Anyway, he was talking about the insanity of our local housing market, guessing what our house was worth a few years ago and what it’s worth now and only exaggerating a little. He’d seen our refi paperwork, so I told him we were just refinancing to turn an adjustable rate into a fixed rate mortgage. Financially prudent, that’s us. (Well, not really, but we try.) He said he runs credit checks on people all the time for their six-months no-interest no-payment plan and often they’ve accumulated tons of equity and then refinanced and pulled all the money back out in the form of credit lines and second mortgages. But of course they now have to pay those huge monthly bills. It’s not free money. And what happens if and when the housing market crashes or even bobbles a little? These people will have debt with no collateral. If they sell their houses then, that wouldn’t cover the note on it. Craziness. Living on borrowed time. Living in the now and saying to hell with the future.

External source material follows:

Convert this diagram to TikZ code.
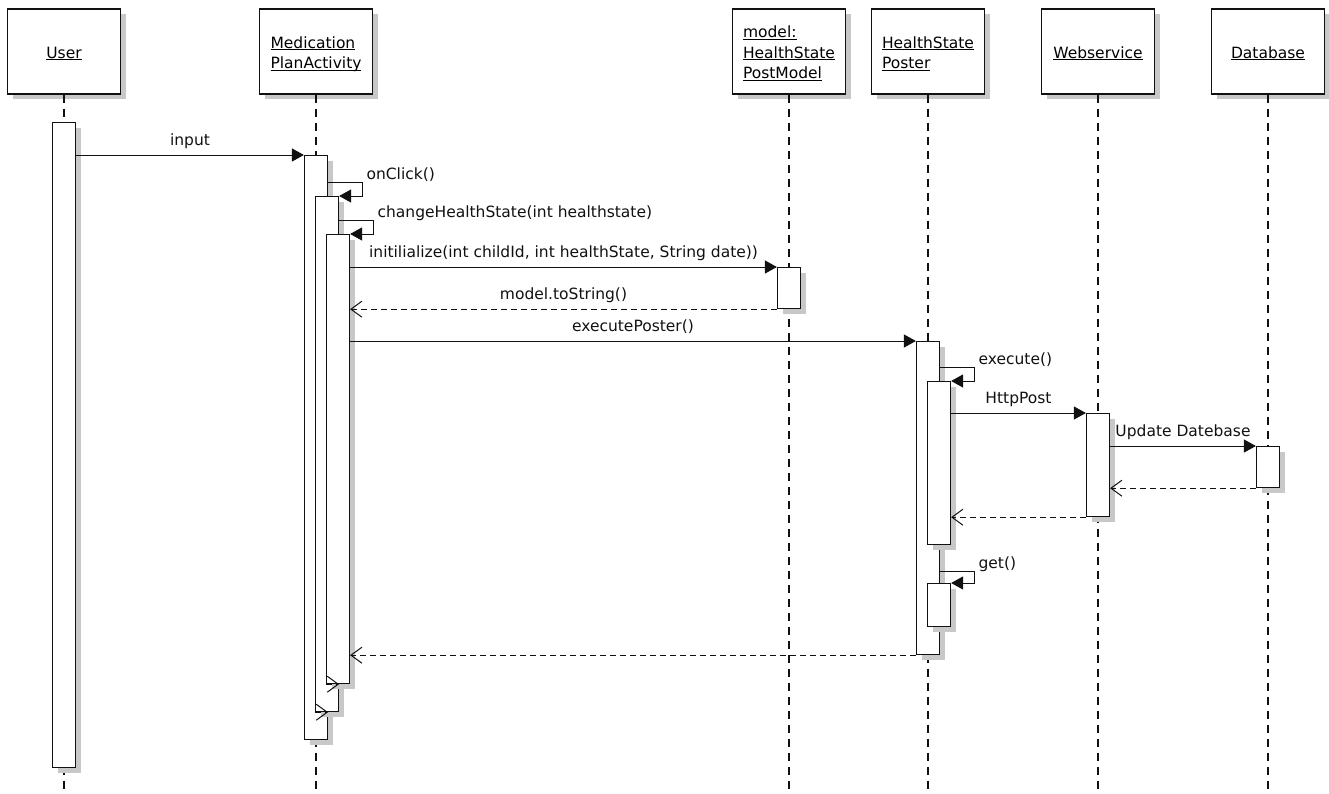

This author is right, we can’t live like that. It’s self-destructive. On the other hand, did you know how we got this house? The one that saved our financial asses and has given us boatloads of equity? With zero down and a horrible interest rate. We took a huge gamble, in other words. For a year we paid a vastly higher monthly note than we could afford, hoping we’d gain enough equity to refinance down to something reasonable. Guess what? It worked. If we hadn’t tried, we’d still be renting. We’d have no equity at all. And that equity helps me sleep at night. If Dan were to lose his job tomorrow and not get anything for a year or two, we could sell the house and go back to renting. Live on the profit until we get a foothold again. That’s security. That’s why we own.

So where do you draw the line? How do you know when it’s okay to borrow and when it’s not? When it’s sane and when insane? Short of a crystal ball, you don’t. Not really. You just have to learn as much as you can about what you’re getting into and then try to live prudently, wisely, but not necessarily risk-free. Just take careful risks.

Then there are other kinds of decisions. Quality of life ones like the central air, which combined with a new furnace may make sense because we’re buying cleaner air, no more subtle carbon monoxide poisoning, no more asbestos in the ducts, and lower heating bills. But there are also bigger kinds of quality of life ones. Like right now we’re paying more than we can afford for Damian’s three-times-a-week private preschool. Idiotic if you look at it on paper. He’s in a non-public pre-K fifteen hours a week. (Non-public means it's technically private but the school district pays his tuition, not us.) He’s getting a great education there. But he needs this time with neurotypical children to learn how to interact with them and to build his confidence for kindergarten next year. As far as I’m concerned, it’s money well spent. It’s a tangible intangible and we’re not willing to pare it out of our budget so we can save a few (thousand) bucks this year. We’re investing in the future in this case too, just not the money kind.

It’s not like we can use this argument for everything that comes down the pike that sounds like fun. But sometimes when you want a thing badly enough, you can twist the logical centers in your brain into pretzels to make it sound reasonable. How can you tell when your arguments are sensible and when they’re not? I think sometimes you do know. Your gut tells you. Other times you have to wing it.

I’m planning to read or at least skim the rest of the book. I might glean a few tips and I know it’ll help me get into a saving-not-spending mindset, useful for Dan’s yearly work hiatus, which is coming up soon. But as with all simplistic fix-your-life concepts, there are shades of gray I know it won’t cover.

Posted by Tamar at March 19, 2004 10:42 PM
Comments

Speaking as someone forced into cash-and-carry by a bankruptcy (I now have a credit card, but if I don't pay off the balance regularly my rating will stay in the toilet where I put it) I'd be really cautious about that AC project.

The whole discussion also reminds me of this week's Village Voice cover story, "The Ambition Tax "(http://villagevoice.com/issues/0411/fkoerner.php). While the piece is pitched to 20somethings, the picture they paint is pretty familiar to us all.

Posted by: Chris at March 21, 2004 05:19 AM

Chris, we are being careful. Very careful. Weighing the financial issues involved. Doesn't mean we shouldn't do it, though. There are some strong plusses. And we're not going to end up in bankruptcy over this.